As the International Space Station orbits Earth with its first full-time crew, Jorg Feustel-Buechl sits amid mountaineering memorabilia and models of spacecraft here, conducting a brief countdown of his own.
Each step in the station's construction brings Europe's three-ton laboratory module, Columbus, one step closer to launch.
Acknowledging that excitement levels reached new peaks with last July's launch of the long-delayed Russian service module and with October's arrival of the station's first crew, "now we are getting more excited as it gets closer to launching Columbus," says the European Space Agency's director of manned spaceflight and microgravity.
Mr. Feustel-Buechl is based at ESA's largest facility, the European Space Research and Technology Center (ESTEC).
Nestled amid rolling sand dunes along the Netherlands' North Sea coast, ESTEC is something of a cross between Cal Tech's Jet Propulsion Laboratory and NASA's Johnson Spaceflight Center. Here, new technologies are developed, new spacecraft are tested, and projects such as Europe's contributions to the space station are managed.
During a recent Monitor interview, he describes to a visitor how Europe's ability to stand on an equal footing with the US on space projects has come a long way over the years.
In the 1970s and into the early '80s, the relation between ESA and NASA was a "relation between teacher and pupil," he says. "But now there is a true spirit of partnership; it is not a superior-inferior relationship. I think the US is far more open to international cooperation in space than they have been."
Yet even for a 15-nation agency that wrote the handbook on international cooperation in space, participation in the international space station program has posed challenges, Feustel-Buechl says.
For example, he says, one of the biggest challenges was pulling the space station program together in the first place. Once ESA member states commit to a space project, they fully fund it through its lifetime instead of on a year-by-year basis. In the early years of the space station's development, Europeans endured nail-biting moments as the US Congress and presidents called for redesigns and even challenged the program's very existence.
Another challenge, he says, came from working with the Russians. From his perspective, the challenge came less from Moscow's budget woes than from what he calls Russia's "pragmatic" approach to building space hardware.
"The Japanese, Americans, Canadians, and we in Europe have approximately the same technical culture," he says. "But the Russians have a completely different approach to these things" - one that has little patience with leaving a detailed paper trail behind each change in hardware as launch approaches.
For example, the Europeans built the central computer system aboard Zvezda, the space station's control center. But the Russians tested and installed the system.
"They made changes and adaptations without extensive paperwork," the ESTEC official explains. "I wouldn't say they have not been careful enough. But they have been rather courageous in their approach."
"One of the lessons learned for me is that maybe a mixture of approaches is a good one," he says.

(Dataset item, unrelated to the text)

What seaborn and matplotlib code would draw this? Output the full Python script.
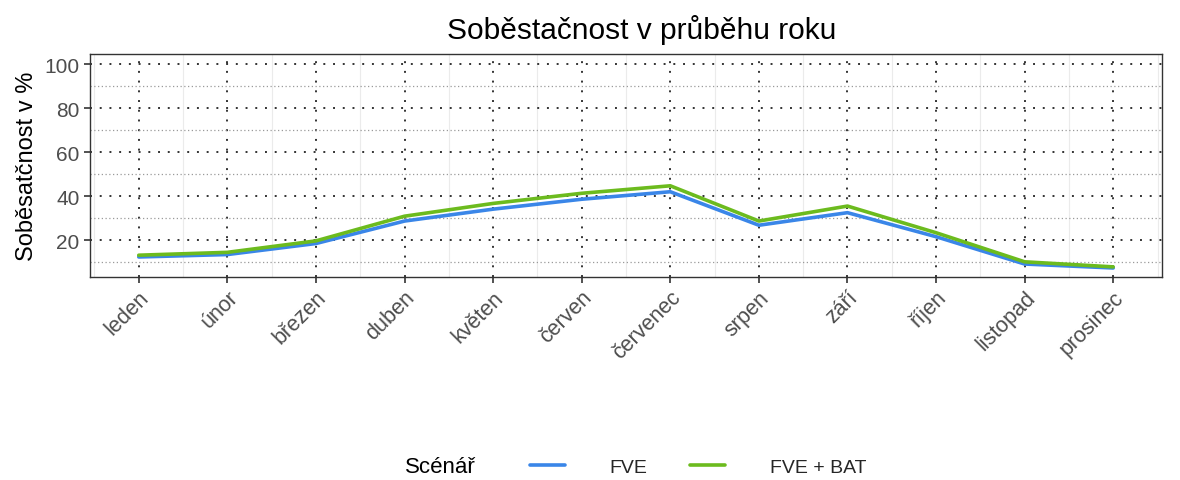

For its part, ESA is well on its way to delivering its lab module, according to Feustel-Buechl. Next year, it will be shipped from Italy to Germany for installation of equipment. Then it goes into storage for a year and a half before shipment to the Kennedy Space Center in Florida late in 2003 or early 2004.
"That's one of the consequences of delays" in space-station construction, he says, wistfully. "We are almost two years too early with our equipment. I would like to have flown in 2003."

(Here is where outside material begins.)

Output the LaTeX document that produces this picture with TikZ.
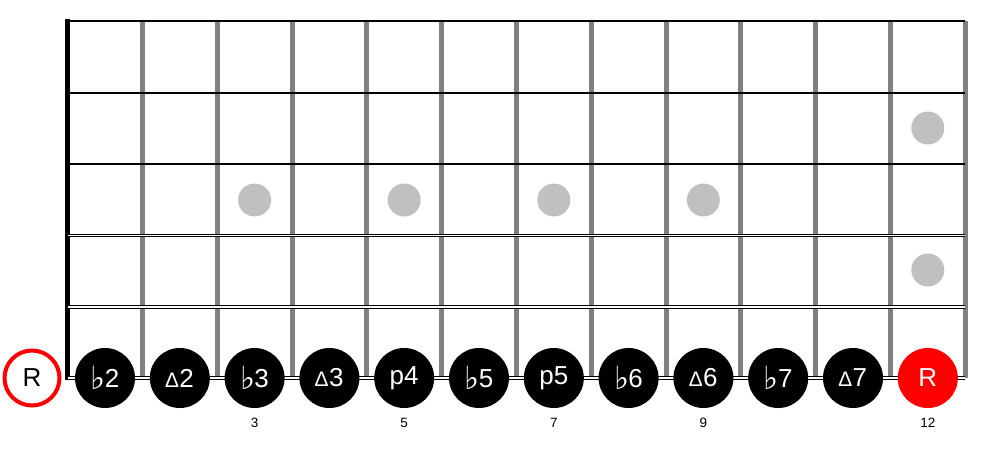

In addition, ESA is providing an automated vehicle to transfer fuel and other supplies to the space station and act as a cosmic dumpster, which incinerates on reentry to Earth's atmosphere.
Tipping the scales at nearly 21 tons, "it's a very complex spacecraft," he notes. It not only must serve as a rocket's upper stage and put its payload in orbit, but it also must have the technical properties of a satellite, since it will remain attached to the space station on orbit for up to nine months. Apart from its technical participation, ESA also is taking major steps toward ensuring that the station will be maintained and supplied during its time on orbit. At the end of next year, ESA hopes to sign a $2.3 billion contract with a consortium of companies that will provide these support services.

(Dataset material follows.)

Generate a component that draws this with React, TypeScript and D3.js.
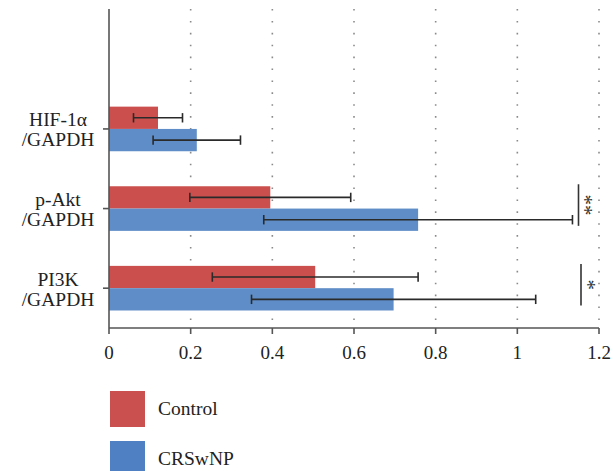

He describes one Zvezda-based experiment sponsored by a Swiss watchmaker and a European automaker. The two companies have invested roughly $3.5 million to $4.5 million in the space-based timing experiment. The watchmaker hopes to develop and market wristwatches that will use time signals from orbit to provide the most accurate time possible and will automatically adjust itself as a wearer travels across time zones.
While he's not averse to looking at potential cooperative space projects beyond the international space station if pestered to do so, Feustel-Buechl holds that the orbiting lab will keep its partners busy for some time to come.